TASK TO CARRY OUT: Quote from the first line below through the line that contains "208.5, 206, 204]", both included, and leave the pictures out.

--- start of DATA BLOCK ---

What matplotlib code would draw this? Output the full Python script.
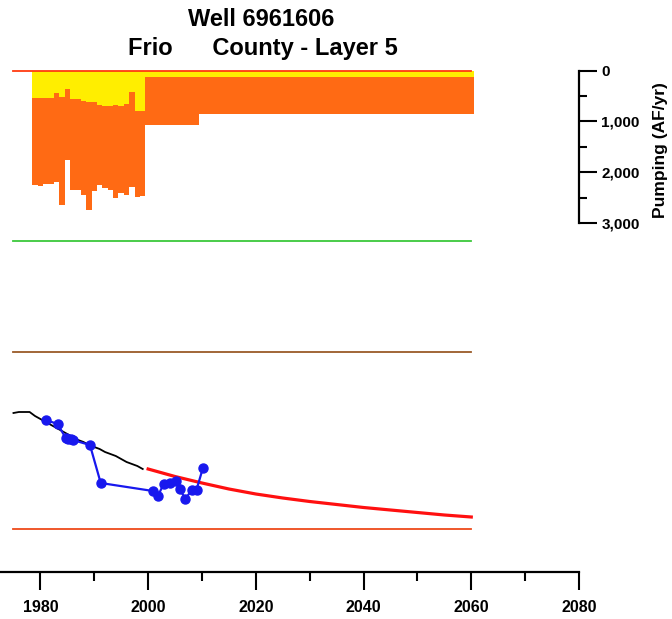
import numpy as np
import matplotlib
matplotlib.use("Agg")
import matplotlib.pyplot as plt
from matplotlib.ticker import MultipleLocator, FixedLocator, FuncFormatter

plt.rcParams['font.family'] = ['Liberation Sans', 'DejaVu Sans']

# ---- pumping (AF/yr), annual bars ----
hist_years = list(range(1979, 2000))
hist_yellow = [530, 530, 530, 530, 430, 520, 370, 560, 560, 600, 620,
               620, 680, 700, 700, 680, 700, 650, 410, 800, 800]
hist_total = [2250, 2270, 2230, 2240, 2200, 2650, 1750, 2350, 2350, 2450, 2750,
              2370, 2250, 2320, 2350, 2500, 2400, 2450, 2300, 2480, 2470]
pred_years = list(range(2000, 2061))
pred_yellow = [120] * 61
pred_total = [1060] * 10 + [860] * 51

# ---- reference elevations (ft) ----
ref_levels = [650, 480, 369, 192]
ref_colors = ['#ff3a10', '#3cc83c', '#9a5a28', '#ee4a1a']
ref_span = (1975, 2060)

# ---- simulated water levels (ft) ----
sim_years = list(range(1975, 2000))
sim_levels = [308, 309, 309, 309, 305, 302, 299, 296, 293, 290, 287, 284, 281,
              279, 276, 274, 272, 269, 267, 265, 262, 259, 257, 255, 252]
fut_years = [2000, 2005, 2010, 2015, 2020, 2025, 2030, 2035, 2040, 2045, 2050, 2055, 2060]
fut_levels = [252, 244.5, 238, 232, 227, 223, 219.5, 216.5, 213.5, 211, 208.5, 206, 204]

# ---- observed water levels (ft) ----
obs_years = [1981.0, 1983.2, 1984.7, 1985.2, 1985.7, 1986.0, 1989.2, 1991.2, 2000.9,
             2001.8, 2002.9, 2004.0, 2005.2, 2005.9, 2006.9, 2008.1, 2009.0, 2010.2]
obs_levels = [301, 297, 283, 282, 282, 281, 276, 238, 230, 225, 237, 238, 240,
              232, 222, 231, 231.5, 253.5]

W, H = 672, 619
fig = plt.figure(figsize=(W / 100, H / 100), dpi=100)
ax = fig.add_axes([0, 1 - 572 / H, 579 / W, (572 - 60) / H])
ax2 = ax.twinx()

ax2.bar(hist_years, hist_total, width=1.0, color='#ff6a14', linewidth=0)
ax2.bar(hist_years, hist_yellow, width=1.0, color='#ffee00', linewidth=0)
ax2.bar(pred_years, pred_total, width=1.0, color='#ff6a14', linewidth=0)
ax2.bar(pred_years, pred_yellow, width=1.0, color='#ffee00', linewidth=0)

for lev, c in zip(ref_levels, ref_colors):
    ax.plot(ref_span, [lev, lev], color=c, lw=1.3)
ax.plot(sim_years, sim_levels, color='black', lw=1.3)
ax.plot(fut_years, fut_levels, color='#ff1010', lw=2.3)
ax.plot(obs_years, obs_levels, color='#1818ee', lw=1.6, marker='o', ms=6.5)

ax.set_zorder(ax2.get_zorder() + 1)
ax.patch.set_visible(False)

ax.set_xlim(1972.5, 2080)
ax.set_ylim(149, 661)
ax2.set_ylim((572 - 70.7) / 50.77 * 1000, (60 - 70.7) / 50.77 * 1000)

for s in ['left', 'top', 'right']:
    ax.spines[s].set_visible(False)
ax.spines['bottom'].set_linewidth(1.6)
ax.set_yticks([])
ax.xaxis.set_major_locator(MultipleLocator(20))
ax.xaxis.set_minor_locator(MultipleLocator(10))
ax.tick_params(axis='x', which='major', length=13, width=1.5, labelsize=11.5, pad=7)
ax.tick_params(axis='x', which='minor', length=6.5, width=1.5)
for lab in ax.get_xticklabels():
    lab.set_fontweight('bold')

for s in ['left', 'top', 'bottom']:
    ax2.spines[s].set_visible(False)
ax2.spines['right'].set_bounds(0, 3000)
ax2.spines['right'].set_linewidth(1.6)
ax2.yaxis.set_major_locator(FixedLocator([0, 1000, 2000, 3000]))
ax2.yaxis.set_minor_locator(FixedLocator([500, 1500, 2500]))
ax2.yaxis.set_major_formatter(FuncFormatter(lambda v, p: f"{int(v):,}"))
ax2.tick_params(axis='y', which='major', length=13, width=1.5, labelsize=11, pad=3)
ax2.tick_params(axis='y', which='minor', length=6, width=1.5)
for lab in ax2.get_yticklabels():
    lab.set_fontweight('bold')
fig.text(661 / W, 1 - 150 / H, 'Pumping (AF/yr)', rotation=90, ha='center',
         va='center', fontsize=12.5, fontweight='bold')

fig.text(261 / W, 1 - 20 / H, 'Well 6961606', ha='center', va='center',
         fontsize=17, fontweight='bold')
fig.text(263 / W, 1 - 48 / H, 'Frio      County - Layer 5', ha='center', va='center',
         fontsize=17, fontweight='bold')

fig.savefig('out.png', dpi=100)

--- end of DATA BLOCK ---

REPLY:
What matplotlib code would draw this? Output the full Python script.
import numpy as np
import matplotlib
matplotlib.use("Agg")
import matplotlib.pyplot as plt
from matplotlib.ticker import MultipleLocator, FixedLocator, FuncFormatter

plt.rcParams['font.family'] = ['Liberation Sans', 'DejaVu Sans']

# ---- pumping (AF/yr), annual bars ----
hist_years = list(range(1979, 2000))
hist_yellow = [530, 530, 530, 530, 430, 520, 370, 560, 560, 600, 620,
               620, 680, 700, 700, 680, 700, 650, 410, 800, 800]
hist_total = [2250, 2270, 2230, 2240, 2200, 2650, 1750, 2350, 2350, 2450, 2750,
              2370, 2250, 2320, 2350, 2500, 2400, 2450, 2300, 2480, 2470]
pred_years = list(range(2000, 2061))
pred_yellow = [120] * 61
pred_total = [1060] * 10 + [860] * 51

# ---- reference elevations (ft) ----
ref_levels = [650, 480, 369, 192]
ref_colors = ['#ff3a10', '#3cc83c', '#9a5a28', '#ee4a1a']
ref_span = (1975, 2060)

# ---- simulated water levels (ft) ----
sim_years = list(range(1975, 2000))
sim_levels = [308, 309, 309, 309, 305, 302, 299, 296, 293, 290, 287, 284, 281,
              279, 276, 274, 272, 269, 267, 265, 262, 259, 257, 255, 252]
fut_years = [2000, 2005, 2010, 2015, 2020, 2025, 2030, 2035, 2040, 2045, 2050, 2055, 2060]
fut_levels = [252, 244.5, 238, 232, 227, 223, 219.5, 216.5, 213.5, 211, 208.5, 206, 204]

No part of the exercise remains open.